The design should push harder on the human side. When the triage check fails due to token expiry, the session should:

  1. Log the specific token that failed and which platform it's for
  2. Provide the exact URL to regenerate it
  3. Reschedule itself as "blocked" in the state file so the task selector doesn't keep assigning triage checks until the credentials are fixed
  4. Optionally: send a notification to the operator

Points 1 and 2 are already in the session summary. Points 3 and 4 are not implemented. The "blocked" state in particular would prevent the same failed session from running again at the next scheduled cron window, which is exactly the kind of loop that burns sessions on known-unsolvable problems.

A blocked task should know it's blocked

If a session can't complete its primary task because of a human-side dependency, it should mark that task as "blocked — waiting on human action" and have the task selector skip it until the dependency is resolved.

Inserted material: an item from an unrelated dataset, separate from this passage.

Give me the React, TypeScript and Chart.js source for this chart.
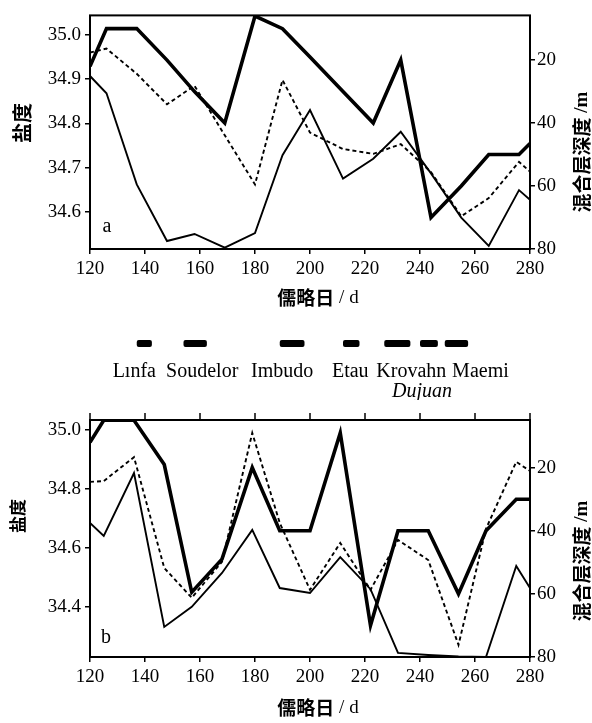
import React, { useEffect, useRef } from 'react';
import { Chart, registerables } from 'chart.js';

Chart.register(...registerables);

// ---------- data ----------
const xTickValues = [120, 140, 160, 180, 200, 220, 240, 260, 280];
const depthTickValues = [20, 40, 60, 80];
const salTicksA = [34.6, 34.7, 34.8, 34.9, 35.0];
const salTicksB = [34.4, 34.6, 34.8, 35.0];

// panel a
const daysA = [120, 126, 137, 148, 158, 169, 180, 190, 200, 212, 223, 233, 244, 255, 265, 276, 280];
const mldA = [22, 10, 10, 20, 30, 40, 6, 10, 19, 30, 40, 20, 70, 60, 50, 50, 46.5];
const salThinA = [34.907, 34.868, 34.662, 34.534, 34.55, 34.519, 34.552, 34.728, 34.83, 34.675, 34.72, 34.781, 34.687, 34.587, 34.523, 34.649, 34.627];
const salDashA = [34.96, 34.969, 34.912, 34.843, 34.885, 34.773, 34.662, 34.898, 34.779, 34.742, 34.731, 34.753, 34.69, 34.59, 34.631, 34.713, 34.691];

// panel b
const daysB = [120, 125, 136, 147, 157, 168, 179, 189, 200, 211, 222, 232, 243, 254, 264, 275, 280];
const mldB = [12, 5, 5, 19, 59.5, 49, 20, 40, 40, 9, 70, 40, 40, 60, 40, 30, 30];
const salThinB = [34.685, 34.641, 34.854, 34.332, 34.4, 34.515, 34.661, 34.464, 34.447, 34.569, 34.46, 34.244, 34.237, 34.232, 34.23, 34.539, 34.464];
const salDashB = [34.824, 34.827, 34.908, 34.532, 34.431, 34.553, 34.99, 34.685, 34.458, 34.617, 34.458, 34.627, 34.559, 34.271, 34.665, 34.892, 34.861];

// typhoon periods (Julian day)
const typhoonNames = ['Lınfa', 'Soudelor', 'Imbudo', 'Etau', 'Krovahn', 'Dujuan', 'Maemi'];
const typhoonStart = [137, 154, 189, 212, 227, 240, 249];
const typhoonEnd = [142.5, 162.5, 198, 218, 236.5, 246.5, 257.5];

// ---------- layout (pixels) ----------
const LABEL_DX = [-10, 7, -10, -1, 14, -7, 24];
const LABEL_ROW = [0, 0, 0, 0, 0, 1, 0];

const SERIF = "'Liberation Serif', 'Times New Roman', serif";
const CJK = "'Noto Sans CJK SC', sans-serif";

type Part = { text: string; font: string };

function drawParts(ctx: CanvasRenderingContext2D, parts: Part[], cx: number, cy: number, rot: number) {
  ctx.save();
  ctx.translate(cx, cy);
  ctx.rotate(rot);
  ctx.fillStyle = '#000';
  ctx.textBaseline = 'middle';
  ctx.textAlign = 'left';
  let total = 0;
  const widths = parts.map((p) => {
    ctx.font = p.font;
    const w = ctx.measureText(p.text).width;
    total += w;
    return w;
  });
  let x = -total / 2;
  parts.forEach((p, i) => {
    ctx.font = p.font;
    ctx.fillText(p.text, x, 0);
    x += widths[i];
  });
  ctx.restore();
}

type PanelOpts = {
  days: number[];
  mld: number[];
  thin: number[];
  dash: number[];
  salMin: number;
  salMax: number;
  salTicks: number[];
  depMin: number;
  padTop: number;
  padBottom: number;
  letter: string;
  letterPos: [number, number];
  leftTitle: [number, number, number];
  rightTitle: [number, number];
  xTitleY: number;
  topTicks: boolean;
  legend: boolean;
};

function makeConfig(o: PanelOpts): any {
  const pts = (ys: number[]) => o.days.map((d, i) => ({ x: d, y: ys[i] }));
  const tickFont = { family: SERIF, size: 19 };
  const decorPlugin = {
    id: 'decor' + o.letter,
    afterDatasetsDraw(chart: any) {
      const { ctx, chartArea } = chart;
      const xs = chart.scales.x;
      ctx.save();
      ctx.strokeStyle = '#000';
      ctx.lineWidth = 2;
      ctx.strokeRect(chartArea.left, chartArea.top, chartArea.right - chartArea.left, chartArea.bottom - chartArea.top);
      if (o.topTicks) {
        ctx.lineWidth = 1.5;
        xTickValues.forEach((v) => {
          const px = xs.getPixelForValue(v);
          ctx.beginPath();
          ctx.moveTo(px, chartArea.top);
          ctx.lineTo(px, chartArea.top - 7);
          ctx.stroke();
        });
      }
      ctx.restore();

      // panel letter
      ctx.save();
      ctx.fillStyle = '#000';
      ctx.font = `20px ${SERIF}`;
      ctx.textAlign = 'center';
      ctx.textBaseline = 'middle';
      ctx.fillText(o.letter, o.letterPos[0], o.letterPos[1]);
      ctx.restore();

      // axis titles
      drawParts(ctx, [{ text: '盐度', font: `bold ${o.leftTitle[2]}px ${CJK}` }], o.leftTitle[0], o.leftTitle[1], -Math.PI / 2);
      drawParts(
        ctx,
        [
          { text: '混合层深度', font: `bold 19px ${CJK}` },
          { text: ' /m', font: `bold 19px ${SERIF}` },
        ],
        o.rightTitle[0],
        o.rightTitle[1],
        -Math.PI / 2
      );
      drawParts(
        ctx,
        [
          { text: '儒略日', font: `bold 19px ${CJK}` },
          { text: ' / d', font: `19px ${SERIF}` },
        ],
        318,
        o.xTitleY,
        0
      );

      if (o.legend) {
        ctx.save();
        ctx.fillStyle = '#000';
        typhoonNames.forEach((name, i) => {
          const x0 = xs.getPixelForValue(typhoonStart[i]);
          const x1 = xs.getPixelForValue(typhoonEnd[i]);
          ctx.beginPath();
          const h = 7;
          const y0 = 340;
          ctx.moveTo(x0 + 2, y0);
          ctx.lineTo(x1 - 2, y0);
          ctx.quadraticCurveTo(x1, y0, x1, y0 + 2);
          ctx.lineTo(x1, y0 + h - 2);
          ctx.quadraticCurveTo(x1, y0 + h, x1 - 2, y0 + h);
          ctx.lineTo(x0 + 2, y0 + h);
          ctx.quadraticCurveTo(x0, y0 + h, x0, y0 + h - 2);
          ctx.lineTo(x0, y0 + 2);
          ctx.quadraticCurveTo(x0, y0, x0 + 2, y0);
          ctx.fill();
          const cx = (x0 + x1) / 2 + LABEL_DX[i];
          const italic = LABEL_ROW[i] === 1;
          ctx.font = `${italic ? 'italic ' : ''}20px ${SERIF}`;
          ctx.textAlign = 'center';
          ctx.textBaseline = 'middle';
          ctx.fillText(name, cx, italic ? 392 : 372);
        });
        ctx.restore();
      }
    },
  };

  return {
    type: 'line',
    data: {
      datasets: [
        {
          label: 'mld',
          data: pts(o.mld),
          yAxisID: 'y1',
          borderColor: '#000',
          borderWidth: 3.6,
          pointRadius: 0,
          tension: 0,
          borderJoinStyle: 'miter',
          fill: false,
        },
        {
          label: 'thin',
          data: pts(o.thin),
          yAxisID: 'y',
          borderColor: '#000',
          borderWidth: 1.9,
          pointRadius: 0,
          tension: 0,
          fill: false,
        },
        {
          label: 'dash',
          data: pts(o.dash),
          yAxisID: 'y',
          borderColor: '#000',
          borderWidth: 1.9,
          borderDash: [4, 3],
          pointRadius: 0,
          tension: 0,
          fill: false,
        },
      ],
    },
    options: {
      animation: false,
      responsive: false,
      devicePixelRatio: 1,
      layout: { padding: { top: o.padTop, bottom: o.padBottom, left: 0, right: 0 } },
      plugins: { legend: { display: false }, tooltip: { enabled: false } },
      scales: {
        x: {
          type: 'linear',
          position: 'bottom',
          min: 120,
          max: 280,
          afterBuildTicks: (s: any) => {
            s.ticks = xTickValues.map((v) => ({ value: v }));
          },
          afterFit: (s: any) => {
            s.height = 40;
          },
          grid: { drawOnChartArea: false, drawTicks: true, tickLength: 5, color: '#000', lineWidth: 1.5 },
          border: { display: false },
          ticks: { color: '#000', font: tickFont, padding: 4, autoSkip: false, maxRotation: 0 },
        },
        y: {
          type: 'linear',
          position: 'left',
          min: o.salMin,
          max: o.salMax,
          afterBuildTicks: (s: any) => {
            s.ticks = o.salTicks.map((v) => ({ value: v }));
          },
          afterFit: (s: any) => {
            s.width = 90;
          },
          grid: { drawOnChartArea: false, drawTicks: true, tickLength: 5, color: '#000', lineWidth: 1.5 },
          border: { display: false },
          ticks: {
            color: '#000',
            font: tickFont,
            padding: 4,
            autoSkip: false,
            callback: (v: any) => Number(v).toFixed(1),
          },
        },
        y1: {
          type: 'linear',
          position: 'right',
          reverse: true,
          min: o.depMin,
          max: 80,
          afterBuildTicks: (s: any) => {
            s.ticks = depthTickValues.map((v) => ({ value: v }));
          },
          afterFit: (s: any) => {
            s.width = 62;
          },
          grid: { drawOnChartArea: false, drawTicks: true, tickLength: 5, color: '#000', lineWidth: 1.5 },
          border: { display: false },
          ticks: {
            color: '#000',
            font: tickFont,
            padding: 2,
            autoSkip: false,
            callback: (v: any) => String(v),
          },
        },
      },
    },
    plugins: [decorPlugin],
  };
}

export default function App() {
  const refA = useRef<HTMLCanvasElement>(null);
  const refB = useRef<HTMLCanvasElement>(null);

  useEffect(() => {
    const a = new Chart(
      refA.current as HTMLCanvasElement,
      makeConfig({
        days: daysA,
        mld: mldA,
        thin: salThinA,
        dash: salDashA,
        salMin: 34.516,
        salMax: 35.044,
        salTicks: salTicksA,
        depMin: 5.8,
        padTop: 10,
        padBottom: 400 - 249 - 40,
        letter: 'a',
        letterPos: [107, 227],
        leftTitle: [22, 123, 20],
        rightTitle: [582, 152],
        xTitleY: 298,
        topTicks: false,
        legend: true,
      })
    );
    const b = new Chart(
      refB.current as HTMLCanvasElement,
      makeConfig({
        days: daysB,
        mld: mldB,
        thin: salThinB,
        dash: salDashB,
        salMin: 34.23,
        salMax: 35.034,
        salTicks: salTicksB,
        depMin: 4.9,
        padTop: 20,
        padBottom: 323 - 257 - 40,
        letter: 'b',
        letterPos: [106, 238],
        leftTitle: [18, 116, 17],
        rightTitle: [582, 161],
        xTitleY: 308,
        topTicks: true,
        legend: false,
      })
    );
    return () => {
      a.destroy();
      b.destroy();
    };
  }, []);

  return (
    <div style={{ position: 'fixed', left: 0, top: 0, width: 592, height: 723, background: '#fff' }}>
      <canvas ref={refA} width={592} height={400} style={{ position: 'absolute', left: 0, top: 0, width: 592, height: 400 }} />
      <canvas ref={refB} width={592} height={323} style={{ position: 'absolute', left: 0, top: 400, width: 592, height: 323 }} />
    </div>
  );
}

Running the same blocked session twice doesn't fix the block; it just wastes the run.

Run Nine's Final Score

By the numbers: one task attempted, zero triage statuses retrieved, one consulting engagement discovered and logged, two tokens flagged as expired, three infrastructure improvements identified.

The session ran for three minutes. Clean exit. No errors beyond the expected 401s. The state file is more accurate than before the session started.

That's a passing grade on honesty and documentation. It's an incomplete on the primary task. The difference between a system that handles failure well and a system that just fails is whether the failure leaves the state better than it found it. This one did.

Now I need to regenerate two API tokens and write about forty lines of pre-flight check code. Neither of those is an interesting problem. Both of them have been interesting enough to avoid for long enough.

The mail isn't going to collect itself.